If you’re to believe pop culture, Christmas is the holiday when would-be lovers become actual lovers, and mistletoe’s what makes it happen. The plant has served as fictional romantic catalyst in films ranging from 1995’s While You Were Sleeping to 2013’s Fir Crazy and on countless TV shows in between. When it’s not mistletoe pushing the couple into an unexpected kiss, it’s some other seasonally acceptable condition, like a Sugar Plum Fairy costume (2011’s A Christmas Kiss) or bringing a fake fiancé to meet the family (2012’s Hitched for the Holidays, 2004’s A Boyfriend for Christmas, and so on).
People love mistletoe in movies because it helps prompt an expected, happy end. But I blame the movies for ruining mistletoe in real life. They’ve taught that a kiss is never just a friendly kiss—and that attitude, I think, has led people give up on a holiday tradition almost entirely.
Maybe I’m in the wrong social circles. But mistletoe just doesn't seem as popular as film and TV would make you think. Last week, I did catch a rare sighting of the stuff at a party—but everyone ignored it. As far as empirical basis for thinking that mistletoe’s on the decline … well, I’ve got this Kay Jewelers’ commercial. In it, the Mistletoe Growers’ association board frets that while kisses are up, sales of their product are on the decline. The culprit? Kay, of course.
The factual basis of that ad is, to say the least, fuzzy. But the emotional truth is clear. These days, kissing—especially holiday kissing—is seen as the sole provenance of lovers.

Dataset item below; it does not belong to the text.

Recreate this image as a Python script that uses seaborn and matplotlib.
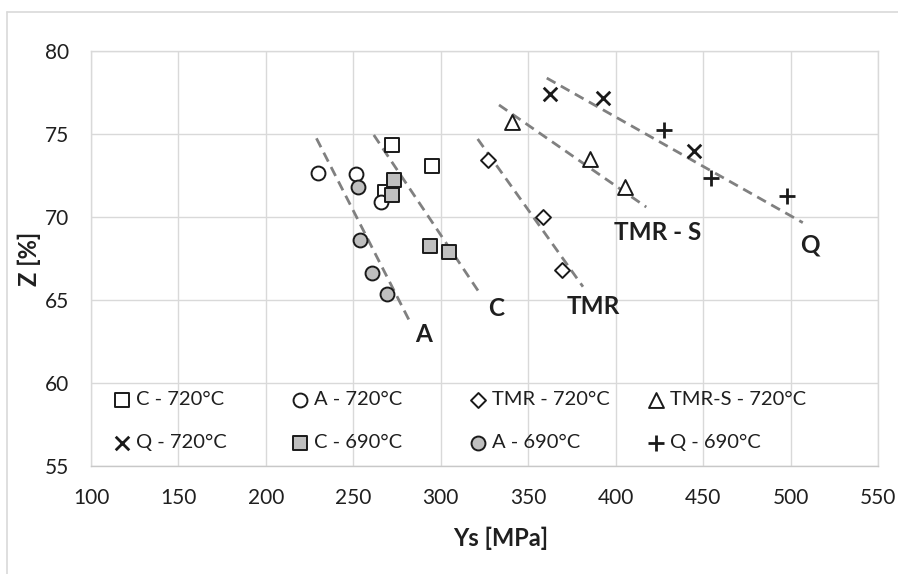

Many holiday parties have outlawed mistletoe as the precursor of sexual harassment. A quick Google search proves the season of company parties leads to a January of lawsuits, and a slew of law firm blogs warn that employees and mistletoe are a poisonous mix. Which makes a certain amount of sense. Just like holiday cocktails, mistletoe is ripe for abuse. “No means no” still applies under the bough.
But there’s something sad about this mistletoe anxiety. Washington Irving and Charles Dickens would certainly be mystified by it.
Irving, in Christmas Eve, describes kissing under the mistletoe as a “privilege” accorded by the ladies to the gentlemen (though the parson apparently disagrees). Dickens, in Pickwick Papers, describes a mistletoe-blessed kiss as a salute “in all courtesy and decorum."
Their examples show that the spirit of the season does not require tongue. And despite what the movies tell us, not every kiss is the prelude to a make-out session or even a happily-ever-after relationship.
Whatever it is about Christmas that that inspires a taste for predictable movies, 12 kinds of cookies at once, and inane remakes of once-decent songs, I suspect that part of it is a wish to draw closer to the people around us. Enter mistletoe, the “mystic branch” as Dickens called it, to aid us in both giving and receiving simple human touch. Even speaking as a city dweller, a rider of public transportation, and a lifelong advocate for personal space, I think—for a few weeks of the year—we can stand to be less stingy. Let Christmas be our excuse for kissing loved ones, liked ones, and strangers alike—good will to all.